> [To be done]
Leave out the pictures and retype only the lines from the opening line to the line that holds "plt.rcParams['font.weight'] = 'bold'", both ends included.

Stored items
::::::

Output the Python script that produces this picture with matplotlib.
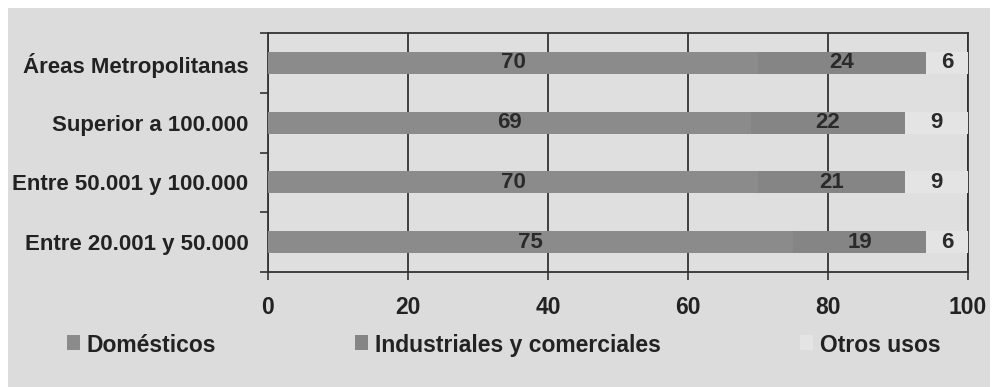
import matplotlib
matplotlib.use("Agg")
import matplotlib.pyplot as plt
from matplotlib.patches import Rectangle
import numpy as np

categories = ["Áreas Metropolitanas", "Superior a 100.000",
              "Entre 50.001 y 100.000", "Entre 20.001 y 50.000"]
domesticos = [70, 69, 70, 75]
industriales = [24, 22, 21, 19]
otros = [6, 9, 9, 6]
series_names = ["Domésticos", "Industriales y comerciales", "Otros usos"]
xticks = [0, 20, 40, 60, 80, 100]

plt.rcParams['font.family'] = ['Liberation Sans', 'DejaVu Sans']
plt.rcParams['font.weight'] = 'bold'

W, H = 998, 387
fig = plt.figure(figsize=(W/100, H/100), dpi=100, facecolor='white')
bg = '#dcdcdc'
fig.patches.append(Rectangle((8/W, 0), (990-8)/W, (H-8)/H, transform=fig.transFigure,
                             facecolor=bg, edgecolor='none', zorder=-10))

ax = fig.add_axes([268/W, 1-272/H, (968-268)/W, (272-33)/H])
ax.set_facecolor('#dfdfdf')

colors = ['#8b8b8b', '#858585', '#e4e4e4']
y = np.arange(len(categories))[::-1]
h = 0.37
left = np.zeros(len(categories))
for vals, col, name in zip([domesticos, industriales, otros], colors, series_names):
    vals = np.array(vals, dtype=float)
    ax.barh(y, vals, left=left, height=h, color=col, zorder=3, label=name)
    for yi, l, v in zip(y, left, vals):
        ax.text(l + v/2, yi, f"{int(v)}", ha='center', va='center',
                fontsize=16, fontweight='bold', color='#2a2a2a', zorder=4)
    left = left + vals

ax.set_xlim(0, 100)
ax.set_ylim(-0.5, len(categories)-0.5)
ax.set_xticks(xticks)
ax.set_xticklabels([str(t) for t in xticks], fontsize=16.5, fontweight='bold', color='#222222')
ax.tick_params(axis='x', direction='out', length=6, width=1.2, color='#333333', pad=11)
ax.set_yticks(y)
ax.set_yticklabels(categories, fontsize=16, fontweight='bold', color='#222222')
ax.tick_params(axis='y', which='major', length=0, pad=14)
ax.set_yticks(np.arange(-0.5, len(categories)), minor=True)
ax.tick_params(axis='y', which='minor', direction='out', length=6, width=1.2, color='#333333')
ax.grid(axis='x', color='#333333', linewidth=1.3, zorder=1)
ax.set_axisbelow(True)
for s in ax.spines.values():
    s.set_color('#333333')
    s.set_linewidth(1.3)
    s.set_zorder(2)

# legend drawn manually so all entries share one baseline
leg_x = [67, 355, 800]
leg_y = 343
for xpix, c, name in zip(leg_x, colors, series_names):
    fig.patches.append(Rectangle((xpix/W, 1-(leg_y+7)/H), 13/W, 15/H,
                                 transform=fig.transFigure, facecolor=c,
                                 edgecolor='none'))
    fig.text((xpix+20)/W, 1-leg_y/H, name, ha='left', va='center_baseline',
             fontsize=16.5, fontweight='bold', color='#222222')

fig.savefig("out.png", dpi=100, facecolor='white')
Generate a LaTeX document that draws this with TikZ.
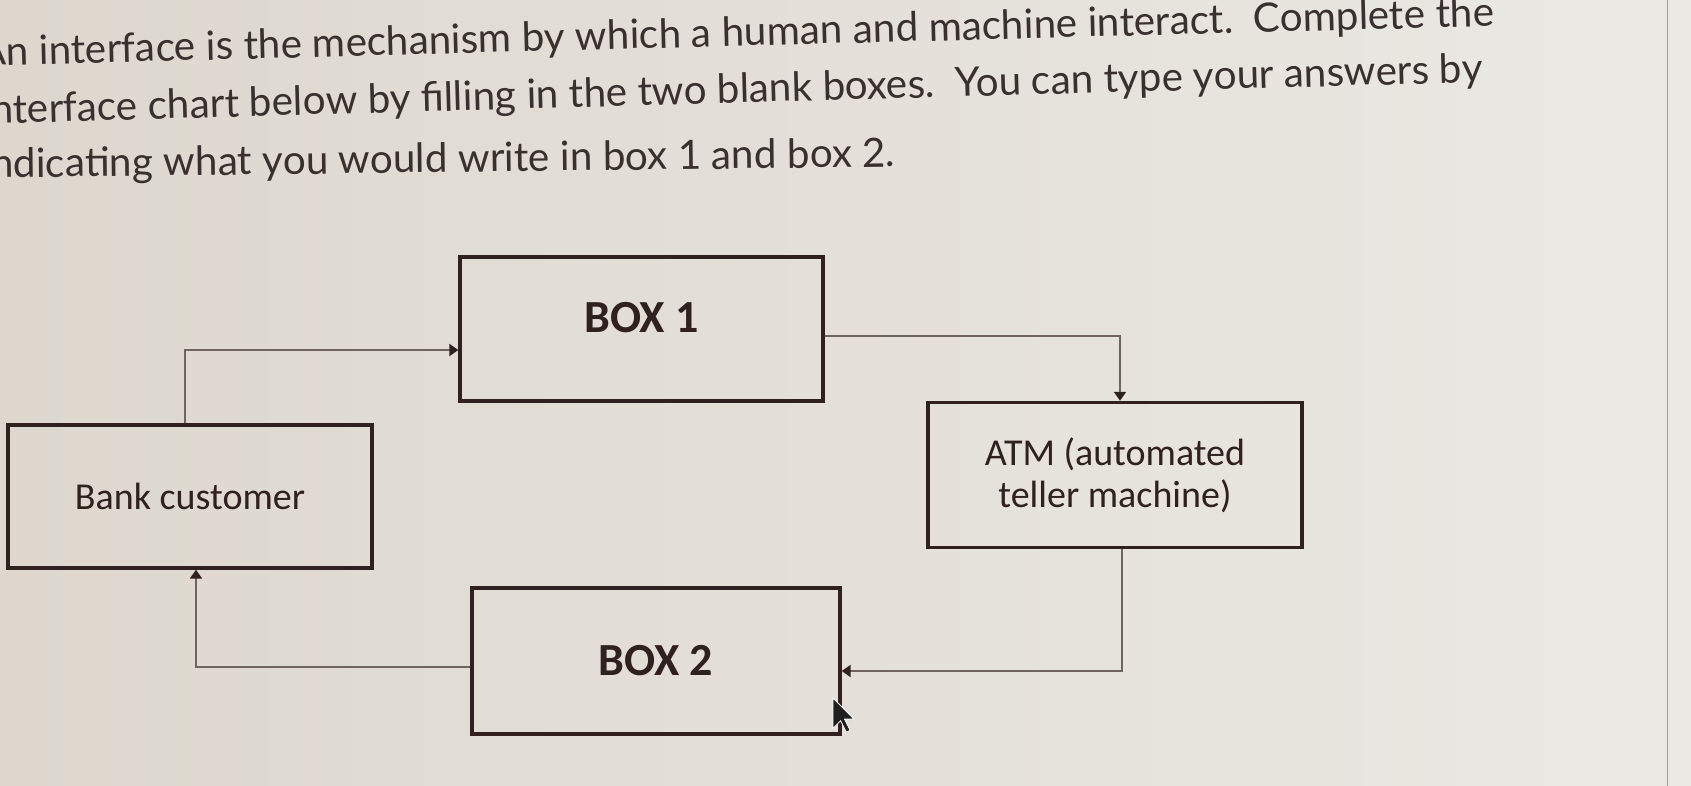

::::::

> [Problem solution]
Output the Python script that produces this picture with matplotlib.
import matplotlib
matplotlib.use("Agg")
import matplotlib.pyplot as plt
from matplotlib.patches import Rectangle
import numpy as np

categories = ["Áreas Metropolitanas", "Superior a 100.000",
              "Entre 50.001 y 100.000", "Entre 20.001 y 50.000"]
domesticos = [70, 69, 70, 75]
industriales = [24, 22, 21, 19]
otros = [6, 9, 9, 6]
series_names = ["Domésticos", "Industriales y comerciales", "Otros usos"]
xticks = [0, 20, 40, 60, 80, 100]

plt.rcParams['font.family'] = ['Liberation Sans', 'DejaVu Sans']
plt.rcParams['font.weight'] = 'bold'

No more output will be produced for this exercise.